WORK REQUIRED:
Copy the data that follows, character for character, minus the pictures.

== DATA EXTRACT

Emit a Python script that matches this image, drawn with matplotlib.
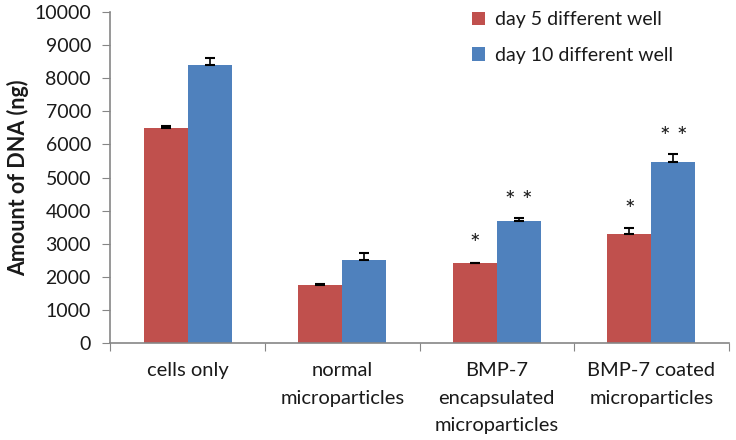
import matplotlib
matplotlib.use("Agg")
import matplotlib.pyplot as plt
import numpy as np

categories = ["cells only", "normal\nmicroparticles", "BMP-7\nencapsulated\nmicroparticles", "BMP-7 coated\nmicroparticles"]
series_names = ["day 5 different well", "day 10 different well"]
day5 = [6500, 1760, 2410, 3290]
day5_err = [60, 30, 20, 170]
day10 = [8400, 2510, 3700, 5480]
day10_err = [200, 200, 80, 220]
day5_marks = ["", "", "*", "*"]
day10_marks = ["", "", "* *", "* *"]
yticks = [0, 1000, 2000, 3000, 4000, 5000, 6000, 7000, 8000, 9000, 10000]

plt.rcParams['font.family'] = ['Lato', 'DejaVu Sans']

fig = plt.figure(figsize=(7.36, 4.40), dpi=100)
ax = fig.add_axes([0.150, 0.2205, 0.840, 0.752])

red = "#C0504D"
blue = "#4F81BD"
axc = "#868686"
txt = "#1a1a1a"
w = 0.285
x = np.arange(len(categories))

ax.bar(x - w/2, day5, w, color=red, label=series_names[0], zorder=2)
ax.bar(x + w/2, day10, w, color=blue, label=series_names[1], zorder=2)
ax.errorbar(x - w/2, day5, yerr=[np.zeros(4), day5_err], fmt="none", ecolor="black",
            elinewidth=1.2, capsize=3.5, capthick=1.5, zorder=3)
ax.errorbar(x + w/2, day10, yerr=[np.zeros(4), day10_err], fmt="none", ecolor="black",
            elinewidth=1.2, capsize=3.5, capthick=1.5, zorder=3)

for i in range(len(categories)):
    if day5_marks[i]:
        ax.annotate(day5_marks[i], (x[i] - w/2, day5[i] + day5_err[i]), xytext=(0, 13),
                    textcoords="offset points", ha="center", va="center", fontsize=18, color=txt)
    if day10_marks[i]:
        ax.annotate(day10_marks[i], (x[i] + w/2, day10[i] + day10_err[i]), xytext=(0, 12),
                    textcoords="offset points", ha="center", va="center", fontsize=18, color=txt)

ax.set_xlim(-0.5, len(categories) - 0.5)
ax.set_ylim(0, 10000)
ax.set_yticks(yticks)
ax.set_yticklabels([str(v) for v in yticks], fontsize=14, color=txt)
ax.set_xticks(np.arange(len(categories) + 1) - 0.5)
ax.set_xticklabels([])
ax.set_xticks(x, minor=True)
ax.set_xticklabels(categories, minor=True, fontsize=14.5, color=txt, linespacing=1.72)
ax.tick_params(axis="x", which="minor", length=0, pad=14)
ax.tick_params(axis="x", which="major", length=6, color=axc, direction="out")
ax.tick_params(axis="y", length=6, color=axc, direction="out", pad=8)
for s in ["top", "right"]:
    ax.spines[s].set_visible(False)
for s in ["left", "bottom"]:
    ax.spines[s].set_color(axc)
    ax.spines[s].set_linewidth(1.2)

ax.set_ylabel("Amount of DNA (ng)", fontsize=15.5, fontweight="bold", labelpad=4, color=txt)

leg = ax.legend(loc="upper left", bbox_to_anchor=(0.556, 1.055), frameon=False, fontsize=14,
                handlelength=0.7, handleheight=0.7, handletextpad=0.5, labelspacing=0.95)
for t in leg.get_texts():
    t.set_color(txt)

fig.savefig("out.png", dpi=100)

====

EXERCISE OUTPUT:
Emit a Python script that matches this image, drawn with matplotlib.
import matplotlib
matplotlib.use("Agg")
import matplotlib.pyplot as plt
import numpy as np

categories = ["cells only", "normal\nmicroparticles", "BMP-7\nencapsulated\nmicroparticles", "BMP-7 coated\nmicroparticles"]
series_names = ["day 5 different well", "day 10 different well"]
day5 = [6500, 1760, 2410, 3290]
day5_err = [60, 30, 20, 170]
day10 = [8400, 2510, 3700, 5480]
day10_err = [200, 200, 80, 220]
day5_marks = ["", "", "*", "*"]
day10_marks = ["", "", "* *", "* *"]
yticks = [0, 1000, 2000, 3000, 4000, 5000, 6000, 7000, 8000, 9000, 10000]

plt.rcParams['font.family'] = ['Lato', 'DejaVu Sans']

fig = plt.figure(figsize=(7.36, 4.40), dpi=100)
ax = fig.add_axes([0.150, 0.2205, 0.840, 0.752])

red = "#C0504D"
blue = "#4F81BD"
axc = "#868686"
txt = "#1a1a1a"
w = 0.285
x = np.arange(len(categories))

ax.bar(x - w/2, day5, w, color=red, label=series_names[0], zorder=2)
ax.bar(x + w/2, day10, w, color=blue, label=series_names[1], zorder=2)
ax.errorbar(x - w/2, day5, yerr=[np.zeros(4), day5_err], fmt="none", ecolor="black",
            elinewidth=1.2, capsize=3.5, capthick=1.5, zorder=3)
ax.errorbar(x + w/2, day10, yerr=[np.zeros(4), day10_err], fmt="none", ecolor="black",
            elinewidth=1.2, capsize=3.5, capthick=1.5, zorder=3)

for i in range(len(categories)):
    if day5_marks[i]:
        ax.annotate(day5_marks[i], (x[i] - w/2, day5[i] + day5_err[i]), xytext=(0, 13),
                    textcoords="offset points", ha="center", va="center", fontsize=18, color=txt)
    if day10_marks[i]:
        ax.annotate(day10_marks[i], (x[i] + w/2, day10[i] + day10_err[i]), xytext=(0, 12),
                    textcoords="offset points", ha="center", va="center", fontsize=18, color=txt)

ax.set_xlim(-0.5, len(categories) - 0.5)
ax.set_ylim(0, 10000)
ax.set_yticks(yticks)
ax.set_yticklabels([str(v) for v in yticks], fontsize=14, color=txt)
ax.set_xticks(np.arange(len(categories) + 1) - 0.5)
ax.set_xticklabels([])
ax.set_xticks(x, minor=True)
ax.set_xticklabels(categories, minor=True, fontsize=14.5, color=txt, linespacing=1.72)
ax.tick_params(axis="x", which="minor", length=0, pad=14)
ax.tick_params(axis="x", which="major", length=6, color=axc, direction="out")
ax.tick_params(axis="y", length=6, color=axc, direction="out", pad=8)
for s in ["top", "right"]:
    ax.spines[s].set_visible(False)
for s in ["left", "bottom"]:
    ax.spines[s].set_color(axc)
    ax.spines[s].set_linewidth(1.2)

ax.set_ylabel("Amount of DNA (ng)", fontsize=15.5, fontweight="bold", labelpad=4, color=txt)

leg = ax.legend(loc="upper left", bbox_to_anchor=(0.556, 1.055), frameon=False, fontsize=14,
                handlelength=0.7, handleheight=0.7, handletextpad=0.5, labelspacing=0.95)
for t in leg.get_texts():
    t.set_color(txt)

fig.savefig("out.png", dpi=100)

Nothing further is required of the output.